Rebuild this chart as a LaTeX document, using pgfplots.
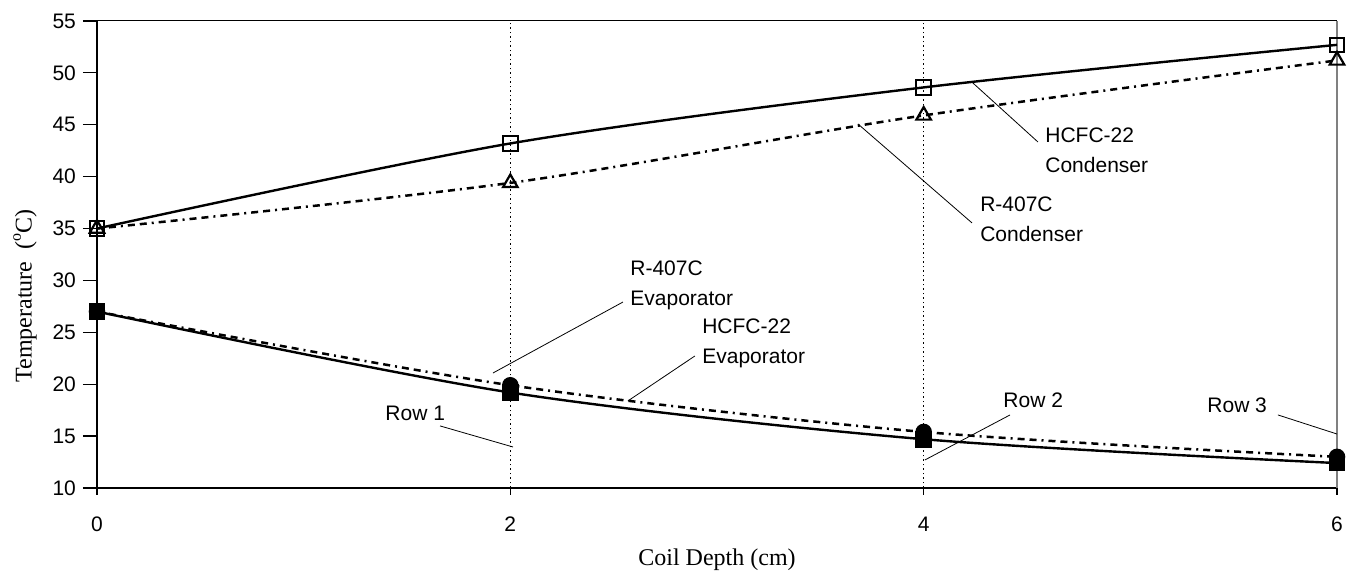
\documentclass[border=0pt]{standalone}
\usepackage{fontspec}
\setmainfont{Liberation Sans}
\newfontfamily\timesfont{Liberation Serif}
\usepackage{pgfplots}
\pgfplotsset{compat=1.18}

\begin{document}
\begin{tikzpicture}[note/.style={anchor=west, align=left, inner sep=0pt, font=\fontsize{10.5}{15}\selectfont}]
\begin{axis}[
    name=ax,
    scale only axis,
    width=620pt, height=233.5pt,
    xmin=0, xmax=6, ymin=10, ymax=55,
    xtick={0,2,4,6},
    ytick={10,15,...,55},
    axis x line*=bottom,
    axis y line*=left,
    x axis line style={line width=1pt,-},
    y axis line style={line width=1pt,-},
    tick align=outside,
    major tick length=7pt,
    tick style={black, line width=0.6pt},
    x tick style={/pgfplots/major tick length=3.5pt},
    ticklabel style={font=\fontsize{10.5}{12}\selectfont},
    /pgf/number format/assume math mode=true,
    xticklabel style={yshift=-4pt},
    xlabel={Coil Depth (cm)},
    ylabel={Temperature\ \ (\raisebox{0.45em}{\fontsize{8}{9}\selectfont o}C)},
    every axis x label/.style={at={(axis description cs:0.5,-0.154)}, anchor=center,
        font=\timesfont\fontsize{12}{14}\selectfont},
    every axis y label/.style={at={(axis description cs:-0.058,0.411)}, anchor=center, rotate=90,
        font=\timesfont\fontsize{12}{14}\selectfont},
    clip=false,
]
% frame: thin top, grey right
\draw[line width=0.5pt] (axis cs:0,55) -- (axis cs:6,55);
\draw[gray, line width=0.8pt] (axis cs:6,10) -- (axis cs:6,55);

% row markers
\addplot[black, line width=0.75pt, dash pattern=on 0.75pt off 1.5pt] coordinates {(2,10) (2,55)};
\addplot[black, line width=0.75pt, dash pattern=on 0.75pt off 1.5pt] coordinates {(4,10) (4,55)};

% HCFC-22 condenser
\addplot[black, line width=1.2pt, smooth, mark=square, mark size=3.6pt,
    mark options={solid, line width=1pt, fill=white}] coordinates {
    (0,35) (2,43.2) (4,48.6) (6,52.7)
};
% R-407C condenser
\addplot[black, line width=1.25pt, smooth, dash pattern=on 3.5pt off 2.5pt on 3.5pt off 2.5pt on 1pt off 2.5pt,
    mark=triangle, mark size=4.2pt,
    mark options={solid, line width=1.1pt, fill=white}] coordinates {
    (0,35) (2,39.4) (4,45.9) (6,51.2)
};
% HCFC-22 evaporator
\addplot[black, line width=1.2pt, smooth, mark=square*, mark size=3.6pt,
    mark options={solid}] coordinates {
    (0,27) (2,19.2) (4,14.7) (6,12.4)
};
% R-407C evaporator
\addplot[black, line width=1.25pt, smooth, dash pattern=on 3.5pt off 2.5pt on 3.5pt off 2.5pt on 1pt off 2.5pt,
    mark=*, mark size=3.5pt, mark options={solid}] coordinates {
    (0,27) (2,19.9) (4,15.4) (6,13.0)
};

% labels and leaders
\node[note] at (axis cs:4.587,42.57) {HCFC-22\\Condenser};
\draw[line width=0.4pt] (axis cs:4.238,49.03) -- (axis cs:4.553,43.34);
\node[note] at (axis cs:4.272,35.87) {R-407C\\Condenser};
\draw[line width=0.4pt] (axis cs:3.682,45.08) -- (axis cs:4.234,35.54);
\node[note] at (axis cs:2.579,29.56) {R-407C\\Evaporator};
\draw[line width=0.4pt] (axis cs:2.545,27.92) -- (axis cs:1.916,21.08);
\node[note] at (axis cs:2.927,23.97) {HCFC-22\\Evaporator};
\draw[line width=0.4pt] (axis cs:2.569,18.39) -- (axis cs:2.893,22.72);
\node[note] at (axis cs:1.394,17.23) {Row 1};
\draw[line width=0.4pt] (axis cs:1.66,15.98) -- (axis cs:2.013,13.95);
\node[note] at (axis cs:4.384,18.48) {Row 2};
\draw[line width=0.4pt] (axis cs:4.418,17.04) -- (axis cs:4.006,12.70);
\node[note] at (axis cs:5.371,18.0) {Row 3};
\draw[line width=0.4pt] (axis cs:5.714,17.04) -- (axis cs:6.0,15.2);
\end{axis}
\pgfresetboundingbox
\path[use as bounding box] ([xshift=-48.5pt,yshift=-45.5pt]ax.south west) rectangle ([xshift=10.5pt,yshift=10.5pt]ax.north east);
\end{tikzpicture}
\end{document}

* Exercise description: Omit the pictures and output all of the other material exactly.

* Exercise output:
Rebuild this chart as a LaTeX document, using pgfplots.
\documentclass[border=0pt]{standalone}
\usepackage{fontspec}
\setmainfont{Liberation Sans}
\newfontfamily\timesfont{Liberation Serif}
\usepackage{pgfplots}
\pgfplotsset{compat=1.18}

\begin{document}
\begin{tikzpicture}[note/.style={anchor=west, align=left, inner sep=0pt, font=\fontsize{10.5}{15}\selectfont}]
\begin{axis}[
    name=ax,
    scale only axis,
    width=620pt, height=233.5pt,
    xmin=0, xmax=6, ymin=10, ymax=55,
    xtick={0,2,4,6},
    ytick={10,15,...,55},
    axis x line*=bottom,
    axis y line*=left,
    x axis line style={line width=1pt,-},
    y axis line style={line width=1pt,-},
    tick align=outside,
    major tick length=7pt,
    tick style={black, line width=0.6pt},
    x tick style={/pgfplots/major tick length=3.5pt},
    ticklabel style={font=\fontsize{10.5}{12}\selectfont},
    /pgf/number format/assume math mode=true,
    xticklabel style={yshift=-4pt},
    xlabel={Coil Depth (cm)},
    ylabel={Temperature\ \ (\raisebox{0.45em}{\fontsize{8}{9}\selectfont o}C)},
    every axis x label/.style={at={(axis description cs:0.5,-0.154)}, anchor=center,
        font=\timesfont\fontsize{12}{14}\selectfont},
    every axis y label/.style={at={(axis description cs:-0.058,0.411)}, anchor=center, rotate=90,
        font=\timesfont\fontsize{12}{14}\selectfont},
    clip=false,
]
% frame: thin top, grey right
\draw[line width=0.5pt] (axis cs:0,55) -- (axis cs:6,55);
\draw[gray, line width=0.8pt] (axis cs:6,10) -- (axis cs:6,55);

% row markers
\addplot[black, line width=0.75pt, dash pattern=on 0.75pt off 1.5pt] coordinates {(2,10) (2,55)};
\addplot[black, line width=0.75pt, dash pattern=on 0.75pt off 1.5pt] coordinates {(4,10) (4,55)};

% HCFC-22 condenser
\addplot[black, line width=1.2pt, smooth, mark=square, mark size=3.6pt,
    mark options={solid, line width=1pt, fill=white}] coordinates {
    (0,35) (2,43.2) (4,48.6) (6,52.7)
};
% R-407C condenser
\addplot[black, line width=1.25pt, smooth, dash pattern=on 3.5pt off 2.5pt on 3.5pt off 2.5pt on 1pt off 2.5pt,
    mark=triangle, mark size=4.2pt,
    mark options={solid, line width=1.1pt, fill=white}] coordinates {
    (0,35) (2,39.4) (4,45.9) (6,51.2)
};
% HCFC-22 evaporator
\addplot[black, line width=1.2pt, smooth, mark=square*, mark size=3.6pt,
    mark options={solid}] coordinates {
    (0,27) (2,19.2) (4,14.7) (6,12.4)
};
% R-407C evaporator
\addplot[black, line width=1.25pt, smooth, dash pattern=on 3.5pt off 2.5pt on 3.5pt off 2.5pt on 1pt off 2.5pt,
    mark=*, mark size=3.5pt, mark options={solid}] coordinates {
    (0,27) (2,19.9) (4,15.4) (6,13.0)
};

% labels and leaders
\node[note] at (axis cs:4.587,42.57) {HCFC-22\\Condenser};
\draw[line width=0.4pt] (axis cs:4.238,49.03) -- (axis cs:4.553,43.34);
\node[note] at (axis cs:4.272,35.87) {R-407C\\Condenser};
\draw[line width=0.4pt] (axis cs:3.682,45.08) -- (axis cs:4.234,35.54);
\node[note] at (axis cs:2.579,29.56) {R-407C\\Evaporator};
\draw[line width=0.4pt] (axis cs:2.545,27.92) -- (axis cs:1.916,21.08);
\node[note] at (axis cs:2.927,23.97) {HCFC-22\\Evaporator};
\draw[line width=0.4pt] (axis cs:2.569,18.39) -- (axis cs:2.893,22.72);
\node[note] at (axis cs:1.394,17.23) {Row 1};
\draw[line width=0.4pt] (axis cs:1.66,15.98) -- (axis cs:2.013,13.95);
\node[note] at (axis cs:4.384,18.48) {Row 2};
\draw[line width=0.4pt] (axis cs:4.418,17.04) -- (axis cs:4.006,12.70);
\node[note] at (axis cs:5.371,18.0) {Row 3};
\draw[line width=0.4pt] (axis cs:5.714,17.04) -- (axis cs:6.0,15.2);
\end{axis}
\pgfresetboundingbox
\path[use as bounding box] ([xshift=-48.5pt,yshift=-45.5pt]ax.south west) rectangle ([xshift=10.5pt,yshift=10.5pt]ax.north east);
\end{tikzpicture}
\end{document}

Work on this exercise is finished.